GIVEN EXERCISE » Search the records that follow and extract every line containing the string "with".

DATA FOR PROCESSING »
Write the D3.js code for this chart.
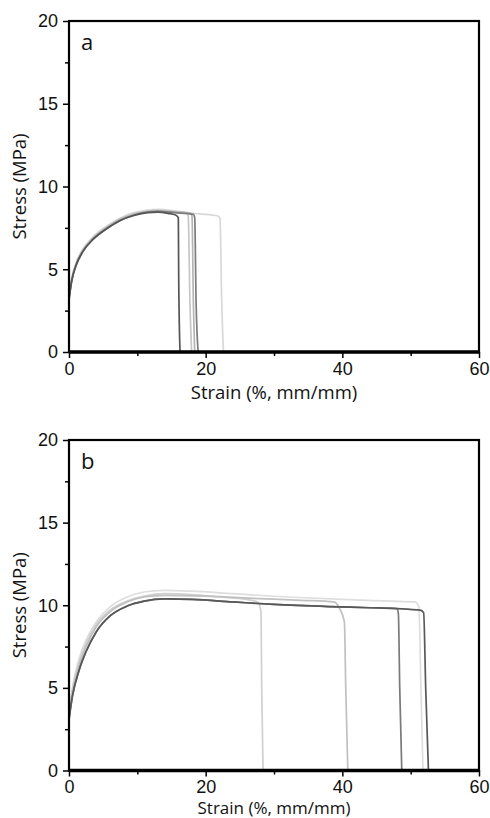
<!DOCTYPE html>
<html>
<head>
<meta charset="utf-8">
<script src="https://cdn.jsdelivr.net/npm/d3@7"></script>
<style>
  body { margin: 0; background: #fff; }
  svg { display: block; font-family: "Open Sans", sans-serif; }
  .tick text { font-size: 18px; fill: #111; }
  .tick line { stroke: #000; stroke-width: 1.5; }
</style>
</head>
<body>
<div id="chart"></div>
<script>
var strainTicks = [0, 20, 40, 60],
    strainMinor = [10, 30, 50],
    stressTicks = [0, 5, 10, 15, 20],
    stressMinor = [2.5, 7.5, 12.5, 17.5];

// panel a specimens, [strain %, stress MPa]
var a1 = [[0,3.2],[0.4,4.3],[1,5.2],[2,6.05],[3.5,6.8],[5.5,7.45],[7.5,7.95],[9.5,8.25],[11.5,8.42],[13,8.45],[14.5,8.38],[15.6,8.28],[16.0,8.12],[16.05,4.7],[16.25,0]];
var a2 = [[0,3.3],[0.4,4.4],[1,5.3],[2,6.15],[3.5,6.9],[5.5,7.55],[7.5,8.05],[9.5,8.35],[11.5,8.52],[13,8.56],[15,8.5],[17.2,8.4],[17.45,8.2],[17.7,3],[17.95,0]];
var a3 = [[0,3.25],[0.4,4.35],[1,5.25],[2,6.1],[3.5,6.85],[5.5,7.5],[7.5,8.0],[9.5,8.3],[11.5,8.48],[13,8.52],[15.5,8.45],[17.8,8.38],[18.0,8.2],[18.2,3],[18.4,0]];
var a4 = [[0,3.2],[0.4,4.3],[1,5.2],[2,6.05],[3.5,6.8],[5.5,7.45],[7.5,7.95],[9.5,8.28],[11.5,8.45],[13,8.5],[15.5,8.42],[18.2,8.32],[18.4,8.1],[18.6,3],[18.9,0]];
var a5 = [[0,3.35],[0.4,4.45],[1,5.35],[2,6.2],[3.5,6.95],[5.5,7.6],[7.5,8.1],[9.5,8.42],[11.5,8.58],[13,8.62],[16,8.5],[19,8.35],[21.8,8.22],[22.1,8.05],[22.35,3],[22.6,0]];

// panel b specimens
var b1 = [[0,3.3],[0.5,4.9],[1.5,6.6],[2.5,7.7],[4,8.85],[6,9.7],[8.5,10.25],[11,10.55],[14,10.7],[18,10.65],[22,10.5],[26,10.35],[27.6,10.2],[28.1,9.6],[28.2,5],[28.4,0]];
var b2 = [[0,3.2],[0.5,4.7],[1.5,6.4],[2.5,7.5],[4,8.7],[6,9.6],[8.5,10.2],[11,10.5],[14,10.6],[20,10.55],[28,10.4],[34,10.3],[38.8,10.2],[39.6,9.8],[40.3,9.0],[40.5,5],[40.8,0]];
var b3 = [[0,3.4],[0.5,5.0],[1.5,6.8],[2.5,7.9],[4,9.0],[6,9.9],[8.5,10.5],[11,10.8],[14,10.9],[18,10.85],[24,10.7],[32,10.5],[40,10.35],[47,10.25],[50.6,10.2],[51.2,9.9],[51.5,5],[51.8,0]];
var b4 = [[0,3.1],[0.5,4.5],[1.5,6.1],[2.5,7.2],[4,8.4],[6,9.35],[8.5,9.95],[11,10.25],[14,10.38],[18,10.35],[24,10.2],[30,10.05],[38,9.92],[44,9.85],[48.0,9.8],[48.2,9.5],[48.4,5],[48.7,0]];
var b5 = [[0,3.1],[0.5,4.5],[1.5,6.1],[2.5,7.2],[4,8.4],[6,9.35],[8.5,9.95],[11,10.25],[14,10.38],[18,10.35],[24,10.2],[30,10.05],[38,9.92],[44,9.85],[48,9.8],[51.4,9.7],[51.9,9.55],[52.2,5],[52.6,0]];

var seriesA = [a5, a2, a3, a4, a1],
    shadesA = ["#d8d8d8", "#c6c6c6", "#b4b4b4", "#7c7c7c", "#555555"];
var seriesB = [b3, b1, b2, b4, b5],
    shadesB = ["#dedede", "#d0d0d0", "#c0c0c0", "#7a7a7a", "#585858"];

var width = 490, height = 818;

var svg = d3.select("#chart").append("svg")
    .attr("width", width)
    .attr("height", height);

var x = d3.scaleLinear().domain([0, 60]).range([69, 479]);

drawPanel(seriesA, shadesA, "a", 21, 352, 18.5);
drawPanel(seriesB, shadesB, "b", 440, 770.5, 17);

function drawPanel(series, shades, label, top, bottom, titleSize) {
  var y = d3.scaleLinear().domain([0, 20]).range([bottom, top]);
  var g = svg.append("g");

  var line = d3.line()
      .x(function(d) { return x(d[0]); })
      .y(function(d) { return y(d[1]); })
      .curve(d3.curveMonotoneX);

  g.selectAll(".curve")
      .data(series)
    .enter().append("path")
      .attr("class", "curve")
      .attr("d", line)
      .attr("fill", "none")
      .attr("stroke", function(d, i) { return shades[i]; })
      .attr("stroke-width", 1.7);

  // minor ticks first, then major
  g.append("g")
      .attr("transform", "translate(" + x(0) + ",0)")
      .call(d3.axisLeft(y).tickValues(stressMinor).tickSize(4).tickFormat(""))
      .call(function(a) { a.select(".domain").remove(); });

  g.append("g")
      .attr("transform", "translate(" + x(0) + ",0)")
      .call(d3.axisLeft(y).tickValues(stressTicks).tickSize(6).tickPadding(5))
      .call(function(a) { a.select(".domain").remove(); });

  g.append("g")
      .attr("transform", "translate(0," + bottom + ")")
      .call(d3.axisBottom(x).tickValues(strainMinor).tickSize(4).tickFormat(""))
      .call(function(a) { a.select(".domain").remove(); });

  g.append("g")
      .attr("transform", "translate(0," + bottom + ")")
      .call(d3.axisBottom(x).tickValues(strainTicks).tickSize(6).tickPadding(4))
      .call(function(a) { a.select(".domain").remove(); });

  svg.selectAll(".tick text").attr("font-family", null).attr("font-size", null);

  // frame
  g.append("rect")
      .attr("x", x(0))
      .attr("y", top)
      .attr("width", x(60) - x(0))
      .attr("height", bottom - top)
      .attr("fill", "none")
      .attr("stroke", "#000")
      .attr("stroke-width", 2.2);

  g.append("line")
      .attr("x1", x(0)).attr("x2", x(60))
      .attr("y1", bottom).attr("y2", bottom)
      .attr("stroke", "#000")
      .attr("stroke-width", 3.5);

  g.append("text")
      .attr("x", x(0) + 12)
      .attr("y", top + 29)
      .attr("font-size", 22)
      .attr("fill", "#111")
      .text(label);

  g.append("text")
      .attr("text-anchor", "middle")
      .attr("x", (x(0) + x(60)) / 2)
      .attr("y", Math.min(bottom + 47, height - 4.5))
      .attr("font-size", titleSize)
      .attr("fill", "#111")
      .text("Strain (%, mm/mm)");

  g.append("text")
      .attr("text-anchor", "middle")
      .attr("transform", "translate(26," + (top + bottom) / 2 + ") rotate(-90)")
      .attr("font-size", 18.5)
      .attr("fill", "#111")
      .text("Stress (MPa)");
}
</script>
</body>
</html>
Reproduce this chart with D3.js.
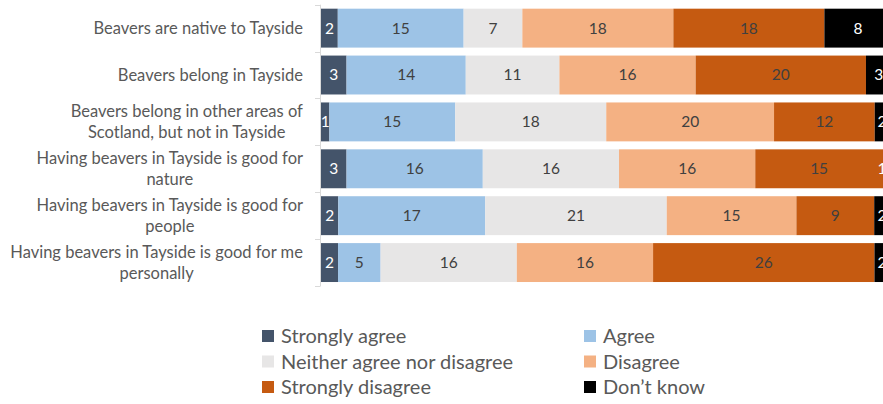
<!DOCTYPE html>
<html>
<head>
<meta charset="utf-8">
<script src="https://cdn.jsdelivr.net/npm/d3@7/dist/d3.min.js"></script>
<style>
  body { margin: 0; background: #fff; }
  svg text { font-family: Lato, "Open Sans", sans-serif; }
</style>
</head>
<body>
<div id="chart"></div>
<script>
// Survey statements (each entry = lines of the wrapped label)
const categories = [
  ["Beavers are native to Tayside"],
  ["Beavers belong in Tayside"],
  ["Beavers belong in other areas of", "Scotland, but not in Tayside"],
  ["Having beavers in Tayside is good for", "nature"],
  ["Having beavers in Tayside is good for", "people"],
  ["Having beavers in Tayside is good for me", "personally"]
];

const seriesNames = ["Strongly agree", "Agree", "Neither agree nor disagree",
                     "Disagree", "Strongly disagree", "Don\u2019t know"];
const seriesColors = ["#44546A", "#9DC3E6", "#E7E6E6", "#F4B183", "#C55A11", "#000000"];
const labelColors = ["#ffffff", "#404040", "#404040", "#404040", "#404040", "#ffffff"];

// counts per statement
const stronglyAgree    = [2, 3, 1, 3, 2, 2];
const agree            = [15, 14, 15, 16, 17, 5];
const neither          = [7, 11, 18, 16, 21, 16];
const disagree         = [18, 16, 20, 16, 15, 16];
const stronglyDisagree = [18, 20, 12, 15, 9, 26];
const dontKnow         = [8, 3, 2, 1, 2, 2];

const seriesValues = [stronglyAgree, agree, neither, disagree, stronglyDisagree, dontKnow];

// build rows for d3.stack
const rows = categories.map((c, i) => {
  const r = { idx: i };
  seriesNames.forEach((s, j) => { r[s] = seriesValues[j][i]; });
  return r;
});

const svgWidth = 883, svgHeight = 404;
const svg = d3.select("#chart")
  .append("svg")
  .attr("width", svgWidth)
  .attr("height", svgHeight);

// 100% stacked: plot area runs past the right edge of the picture
const x = d3.scaleLinear().domain([0, 1]).range([321, 891.5]);
const y = d3.scaleBand()
  .domain(d3.range(categories.length))
  .range([4.7, 286])
  .paddingInner(0.17)
  .paddingOuter(0.085);

const stacked = d3.stack()
  .keys(seriesNames)
  .offset(d3.stackOffsetExpand)(rows);

// Bars
const groups = svg.selectAll(".series")
  .data(stacked)
  .enter()
  .append("g")
  .attr("class", "series")
  .attr("fill", (d, i) => seriesColors[i]);

groups.selectAll("rect")
  .data(d => d)
  .enter()
  .append("rect")
  .attr("x", d => x(d[0]))
  .attr("y", d => y(d.data.idx))
  .attr("width", d => x(d[1]) - x(d[0]))
  .attr("height", y.bandwidth());

// Data labels (kept inside the chart area like Excel does)
const labelMaxX = 882;
groups.each(function (s, i) {
  d3.select(this).selectAll("text")
    .data(s)
    .enter()
    .append("text")
    .attr("x", d => Math.min((x(d[0]) + x(d[1])) / 2, labelMaxX))
    .attr("y", d => y(d.data.idx) + y.bandwidth() / 2)
    .attr("dy", "0.35em")
    .attr("text-anchor", "middle")
    .attr("fill", labelColors[i])
    .style("font-size", "15.5px")
    .text(d => d.data[s.key]);
});

// Vertical axis line with ticks between categories
const axisColor = "#D9D9D9";
const boundaries = d3.range(categories.length + 1)
  .map(i => y.range()[0] + i * y.step());

svg.append("line")
  .attr("x1", 320.5).attr("x2", 320.5)
  .attr("y1", boundaries[0]).attr("y2", boundaries[boundaries.length - 1])
  .attr("stroke", axisColor);

svg.selectAll(".tick")
  .data(boundaries)
  .enter()
  .append("line")
  .attr("class", "tick")
  .attr("x1", 315).attr("x2", 320.5)
  .attr("y1", d => Math.round(d) + 0.5)
  .attr("y2", d => Math.round(d) + 0.5)
  .attr("stroke", axisColor);

// Category labels, lines centred on each other, block right-aligned
const lineH = 21.5;
categories.forEach((lines, i) => {
  const cy = y(i) + y.bandwidth() / 2;
  const t = svg.append("text")
    .attr("fill", "#595959")
    .style("font-size", "16.5px")
    .attr("text-anchor", "middle");
  lines.forEach((ln, k) => {
    t.append("tspan")
      .attr("x", 0)
      .attr("y", cy + (k - (lines.length - 1) / 2) * lineH)
      .attr("dy", "0.35em")
      .text(ln);
  });
  // shift so the widest line ends at x = 303
  const w = t.node().getBBox().width;
  t.selectAll("tspan").attr("x", 303 - w / 2);
});

// Legend
const legend = svg.append("g");
const legendCols = [262, 584];
const legendRows = [336, 361.5, 387];
seriesNames.forEach((name, i) => {
  const lx = legendCols[i % 2];
  const ly = legendRows[Math.floor(i / 2)];
  legend.append("rect")
    .attr("x", lx)
    .attr("y", ly - 6)
    .attr("width", 12)
    .attr("height", 12)
    .attr("fill", seriesColors[i]);
  legend.append("text")
    .attr("x", lx + 19)
    .attr("y", ly)
    .attr("dy", "0.35em")
    .attr("fill", "#595959")
    .style("font-size", "20px")
    .text(name);
});
</script>
</body>
</html>
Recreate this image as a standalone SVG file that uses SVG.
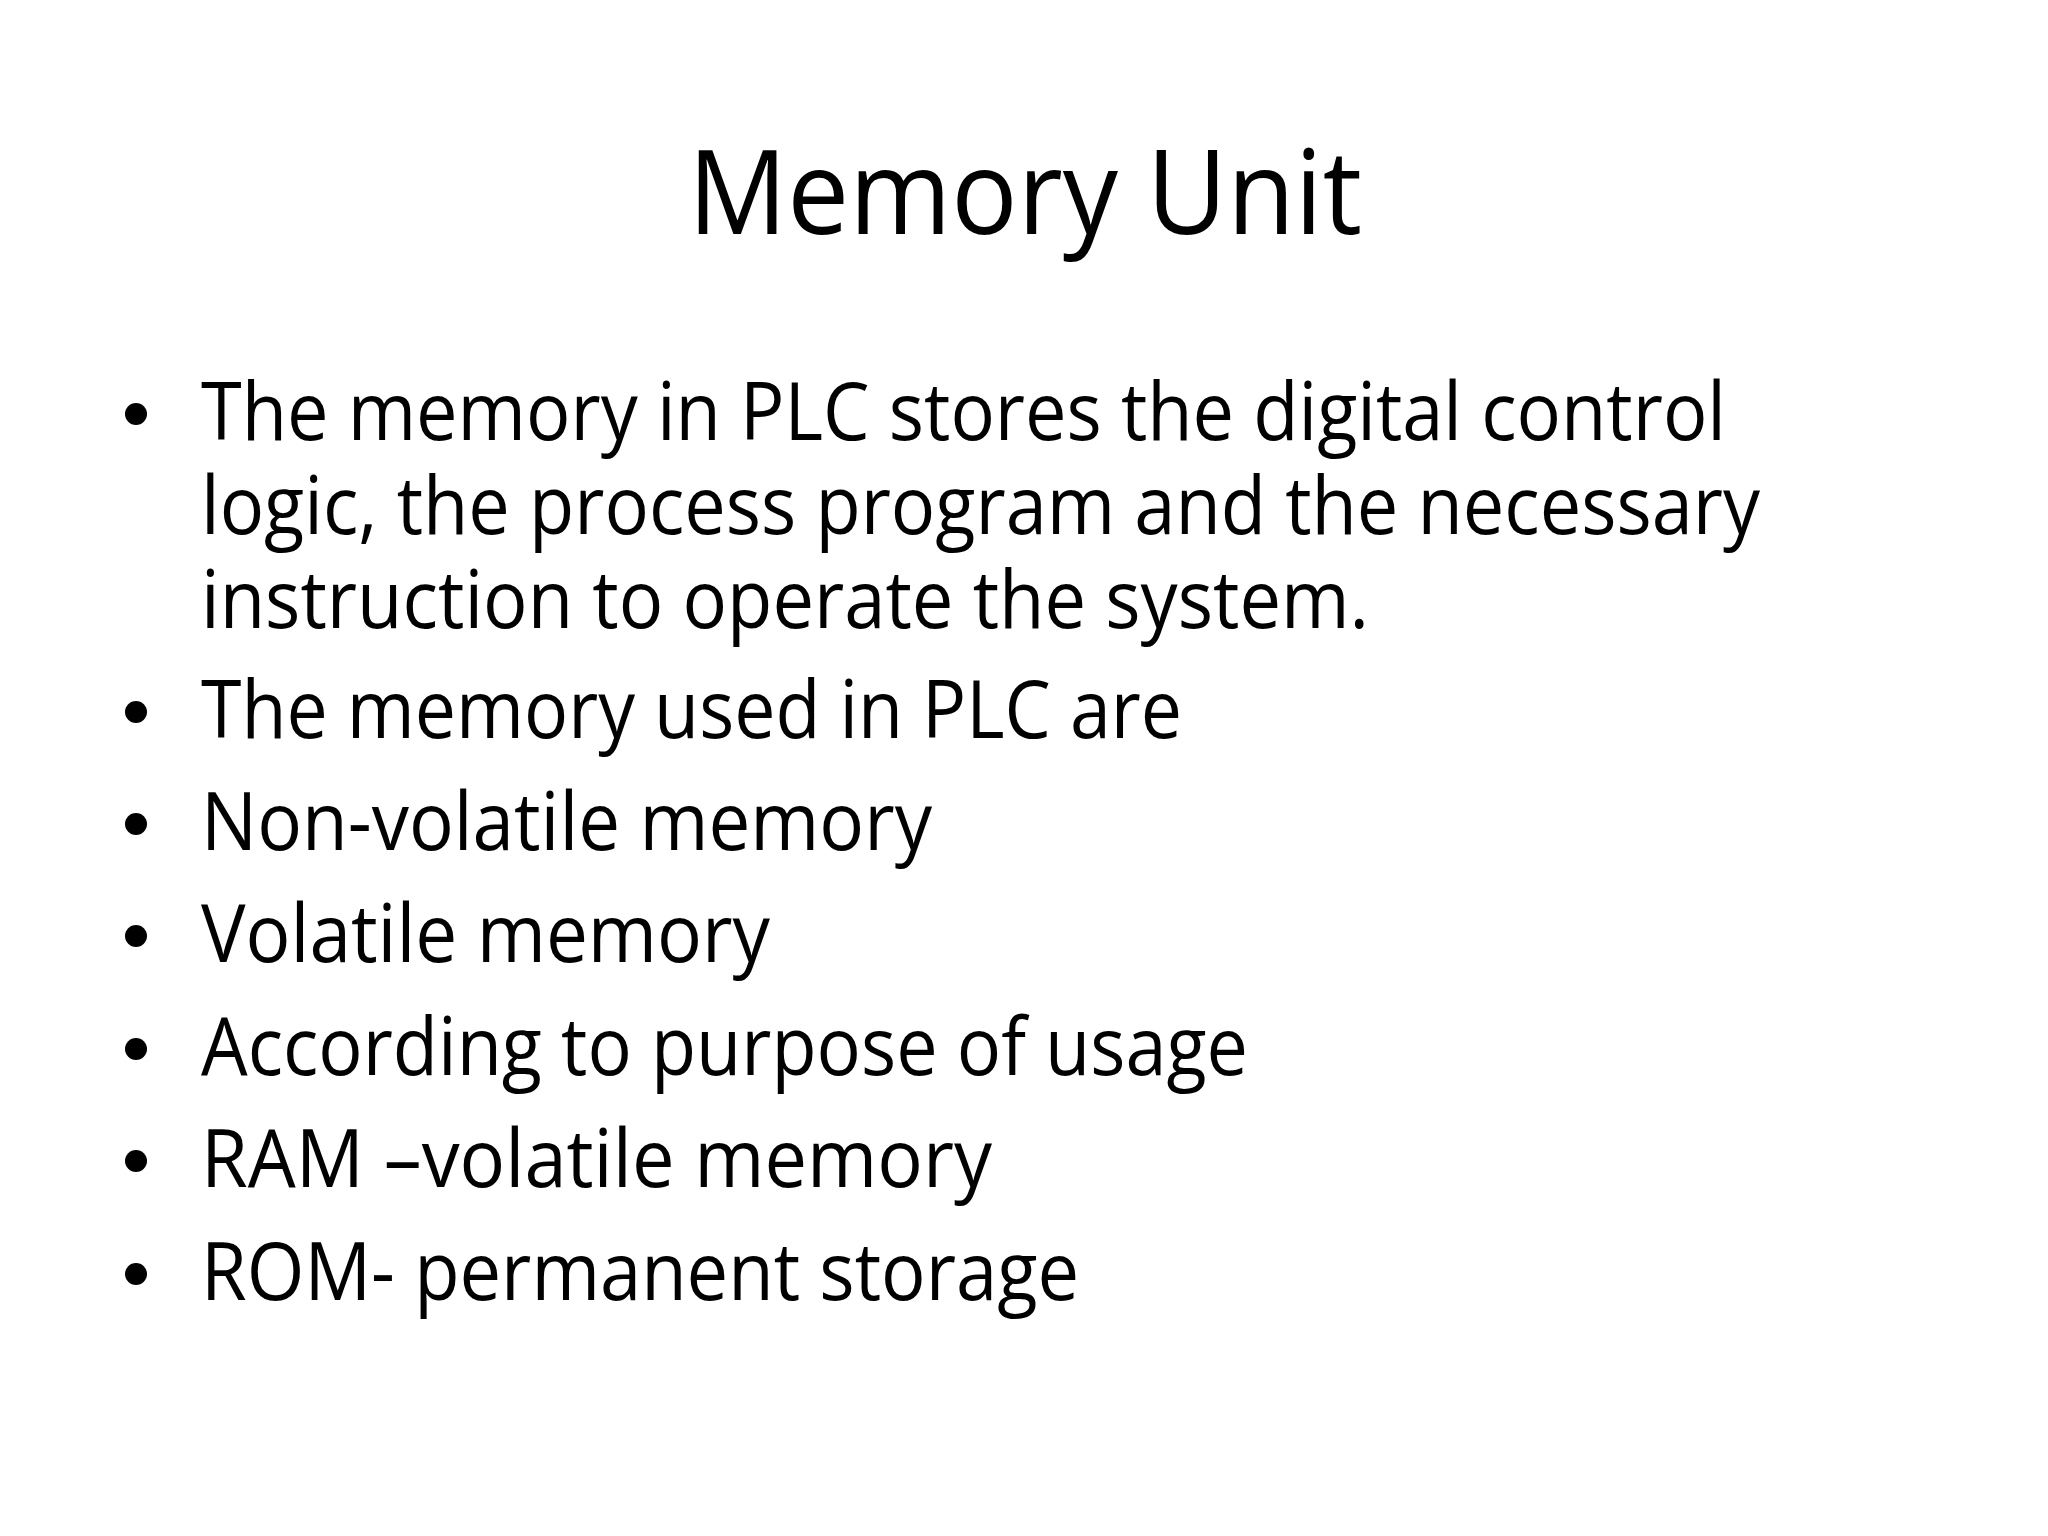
<svg xmlns="http://www.w3.org/2000/svg" width="2048" height="1536" viewBox="0 0 2048 1536">
<style>
text{font-family:"Open Sans","Noto Sans","Liberation Sans",sans-serif;fill:#000}
.b{font-size:80px}
.t{font-size:118px}
</style>
<rect width="2048" height="1536" fill="#fff"/>
<g id="title"><text class="t" x="1025" y="234" text-anchor="middle" textLength="674" lengthAdjust="spacingAndGlyphs">Memory Unit</text></g>
<g id="bullets">
<g fill="#000"><circle cx="136" cy="414" r="11"/><circle cx="136" cy="712" r="11"/><circle cx="136" cy="824" r="11"/><circle cx="136" cy="936" r="11"/><circle cx="136" cy="1049" r="11"/><circle cx="136" cy="1161" r="11"/><circle cx="136" cy="1274" r="11"/></g>
<text class="b" x="201" y="440" textLength="1525" lengthAdjust="spacingAndGlyphs">The memory in PLC stores the digital control</text>
<text class="b" x="201" y="534" textLength="1559" lengthAdjust="spacingAndGlyphs">logic, the process program and the necessary</text>
<text class="b" x="201" y="628" textLength="1168" lengthAdjust="spacingAndGlyphs">instruction to operate the system.</text>
<text class="b" x="201" y="738" textLength="981" lengthAdjust="spacingAndGlyphs">The memory used in PLC are</text>
<text class="b" x="201" y="850" textLength="731" lengthAdjust="spacingAndGlyphs">Non-volatile memory</text>
<text class="b" x="201" y="962" textLength="569" lengthAdjust="spacingAndGlyphs">Volatile memory</text>
<text class="b" x="201" y="1075" textLength="1047" lengthAdjust="spacingAndGlyphs">According to purpose of usage</text>
<text class="b" x="201" y="1187" textLength="791" lengthAdjust="spacingAndGlyphs">RAM –volatile memory</text>
<text class="b" x="201" y="1300" textLength="878" lengthAdjust="spacingAndGlyphs">ROM- permanent storage</text>
</g>
</svg>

REPLY »
Reproduce this chart with D3.js.
// Vertical axis line with ticks between categories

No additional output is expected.